Medical training is recognized as a particularly stressful experience that can affect student well-being and learning. The increased risk of stress-related burnout for medical students is a serious problems that must be addressed to attract and retain a healthy, flourishing medical workforce that can model wellness for their patients. Smartwatches and fitness trackers have the potential to play a significant role in the assessment of well-being across the student body. These devices are equipped with sensors that can collect data on physiological parameters related to heart rate, sleep, and physical activity levels which have been shown to be associated with well-being outcomes. A major goal of the Wearable Wellness Study is to better understand individual and curricular factors in medical school that lead to high levels of stress. The information gained from this study has the potential to inform personal and curricular change and lead to better well-being outcomes.

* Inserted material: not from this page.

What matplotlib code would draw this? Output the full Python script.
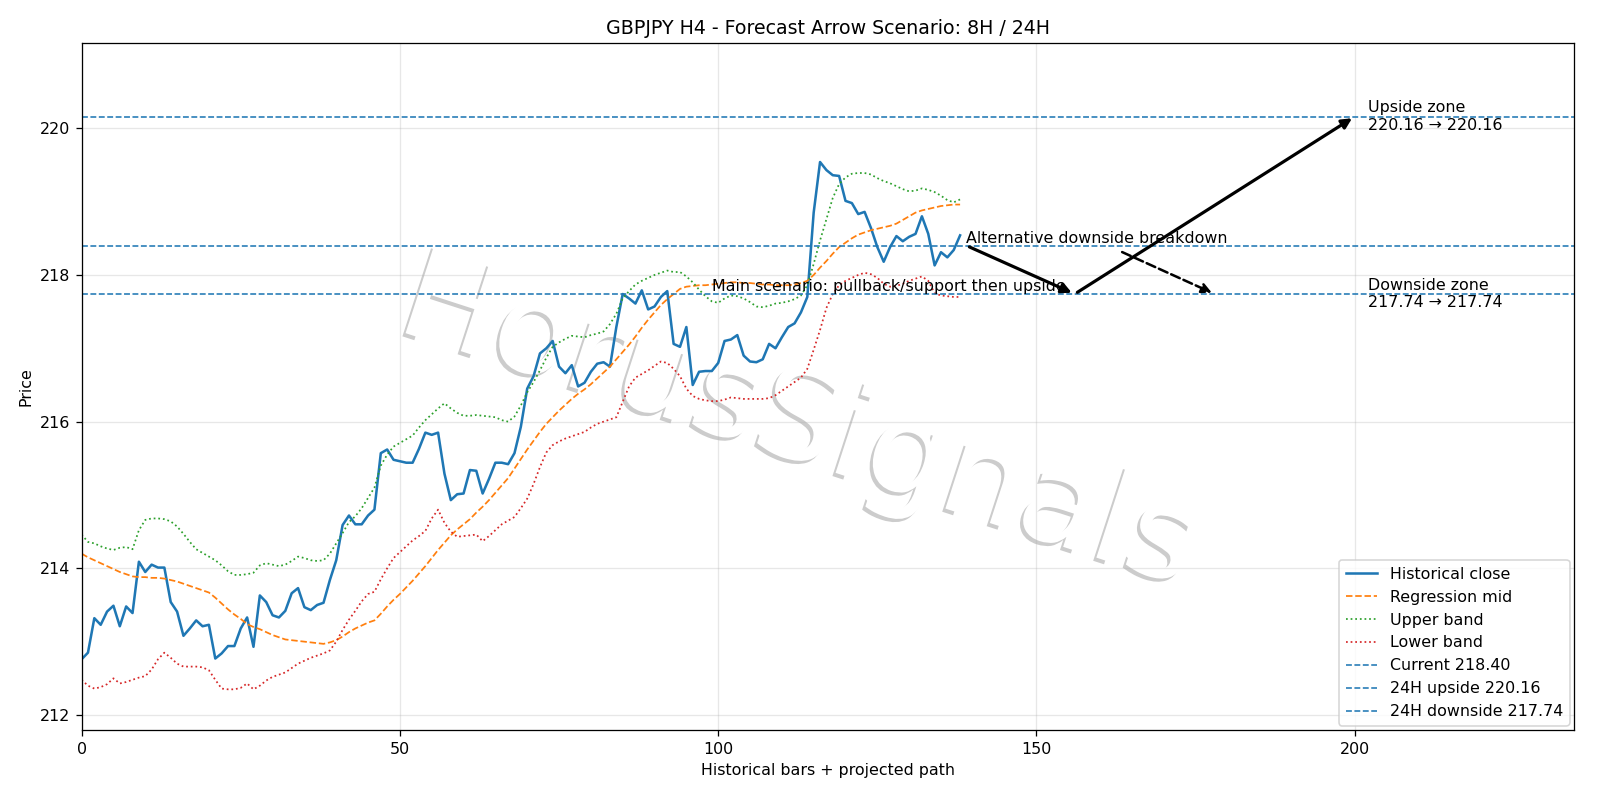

What Does The Study Involve?
Participants will wear a wearable fitness tracker wristband to track daily activity levels, heart rate, and sleep. Participants will receive a Fitbit Inspire 3™ device and install the device app on their smartphone to allow syncing of the tracker with their smartphone. The app allows participants to view graphs of their physical activity, sleep, heart rate and other metrics collected by the wearable device. Participants will be asked to sync the fitness tracker daily with their phone and wear it continuously throughout the study duration. In addition, participants will be asked to install the MyDataHelps app on their smartphone. The app acts as a tool for consent, initiating wearable data collection, delivery of study questionnaires, automated notifications, and reminders. All collected information is anonymized for privacy protection. A medical student data monitor has oversight over all data collection and analysis and can veto analyses that are against the interest of the student body. Participants will be asked to complete a brief app-based 30 second survey at the end of each day indicating their well-being status, and a 2 minute survey every two weeks. The study runs through the academic year, allowing aggregate mapping of well-being across the medical school curriculum.